[Start of Data block]
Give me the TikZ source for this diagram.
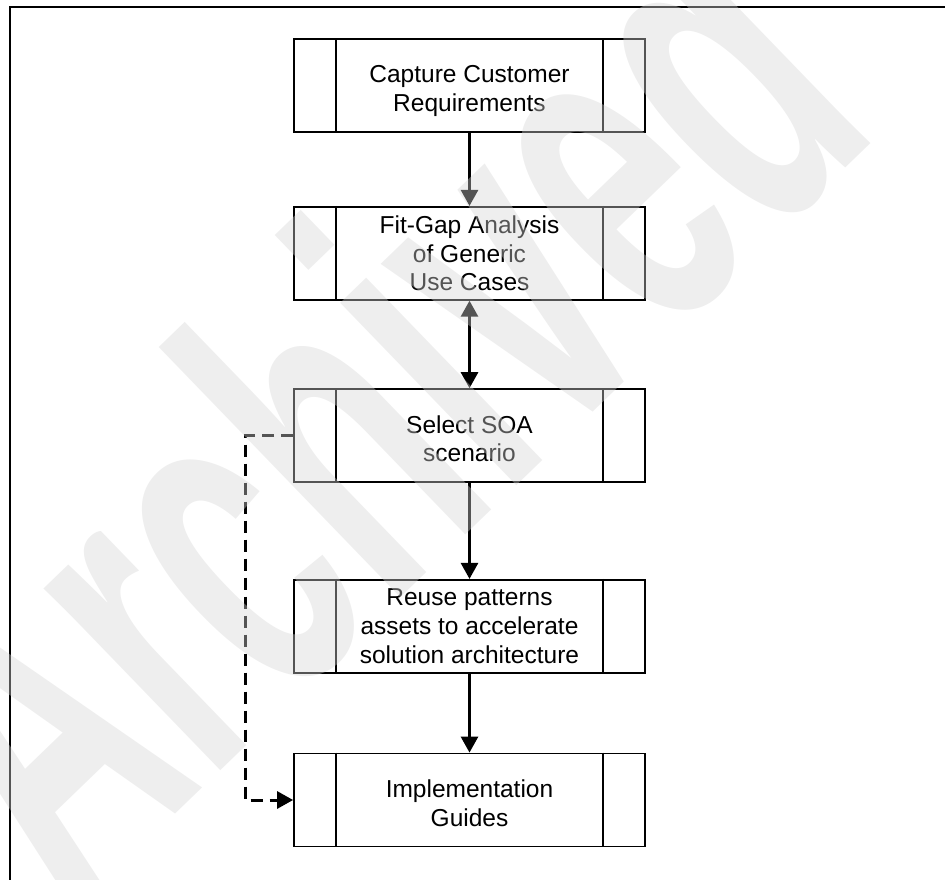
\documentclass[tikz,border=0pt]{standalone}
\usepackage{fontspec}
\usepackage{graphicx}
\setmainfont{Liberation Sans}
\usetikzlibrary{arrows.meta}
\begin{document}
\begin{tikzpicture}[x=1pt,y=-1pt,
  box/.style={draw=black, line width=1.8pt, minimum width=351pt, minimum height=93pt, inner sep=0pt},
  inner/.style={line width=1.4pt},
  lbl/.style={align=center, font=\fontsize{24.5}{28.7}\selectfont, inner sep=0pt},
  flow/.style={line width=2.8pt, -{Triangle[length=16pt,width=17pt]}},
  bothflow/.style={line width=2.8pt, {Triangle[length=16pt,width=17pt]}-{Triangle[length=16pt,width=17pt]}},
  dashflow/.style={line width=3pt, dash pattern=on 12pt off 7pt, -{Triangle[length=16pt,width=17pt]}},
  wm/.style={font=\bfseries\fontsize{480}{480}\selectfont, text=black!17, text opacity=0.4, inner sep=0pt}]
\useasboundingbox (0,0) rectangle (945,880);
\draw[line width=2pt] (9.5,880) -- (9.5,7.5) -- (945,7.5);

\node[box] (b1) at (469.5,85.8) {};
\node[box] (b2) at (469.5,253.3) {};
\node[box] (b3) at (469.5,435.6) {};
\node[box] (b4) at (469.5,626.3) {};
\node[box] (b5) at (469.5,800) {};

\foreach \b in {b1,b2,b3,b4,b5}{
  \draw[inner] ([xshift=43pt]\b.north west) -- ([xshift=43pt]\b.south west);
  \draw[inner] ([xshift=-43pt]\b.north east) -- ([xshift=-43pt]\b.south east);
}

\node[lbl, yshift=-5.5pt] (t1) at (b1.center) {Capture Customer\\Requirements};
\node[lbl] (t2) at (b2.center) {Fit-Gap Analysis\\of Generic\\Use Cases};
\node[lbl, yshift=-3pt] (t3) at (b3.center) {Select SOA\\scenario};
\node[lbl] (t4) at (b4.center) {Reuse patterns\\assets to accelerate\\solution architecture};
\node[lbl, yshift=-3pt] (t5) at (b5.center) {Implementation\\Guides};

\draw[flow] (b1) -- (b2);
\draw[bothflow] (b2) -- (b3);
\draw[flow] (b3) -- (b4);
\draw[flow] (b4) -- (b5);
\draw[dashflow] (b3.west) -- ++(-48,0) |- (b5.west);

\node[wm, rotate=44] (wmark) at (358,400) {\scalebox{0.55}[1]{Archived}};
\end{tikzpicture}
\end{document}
[End of Data block]
# Task details
Starting at the top of the listing above, reproduce each line up to and including the one with "(b5) at (469.5,800)"; omit the pictures.

# Reply to the task
Give me the TikZ source for this diagram.
\documentclass[tikz,border=0pt]{standalone}
\usepackage{fontspec}
\usepackage{graphicx}
\setmainfont{Liberation Sans}
\usetikzlibrary{arrows.meta}
\begin{document}
\begin{tikzpicture}[x=1pt,y=-1pt,
  box/.style={draw=black, line width=1.8pt, minimum width=351pt, minimum height=93pt, inner sep=0pt},
  inner/.style={line width=1.4pt},
  lbl/.style={align=center, font=\fontsize{24.5}{28.7}\selectfont, inner sep=0pt},
  flow/.style={line width=2.8pt, -{Triangle[length=16pt,width=17pt]}},
  bothflow/.style={line width=2.8pt, {Triangle[length=16pt,width=17pt]}-{Triangle[length=16pt,width=17pt]}},
  dashflow/.style={line width=3pt, dash pattern=on 12pt off 7pt, -{Triangle[length=16pt,width=17pt]}},
  wm/.style={font=\bfseries\fontsize{480}{480}\selectfont, text=black!17, text opacity=0.4, inner sep=0pt}]
\useasboundingbox (0,0) rectangle (945,880);
\draw[line width=2pt] (9.5,880) -- (9.5,7.5) -- (945,7.5);

\node[box] (b1) at (469.5,85.8) {};
\node[box] (b2) at (469.5,253.3) {};
\node[box] (b3) at (469.5,435.6) {};
\node[box] (b4) at (469.5,626.3) {};
\node[box] (b5) at (469.5,800) {};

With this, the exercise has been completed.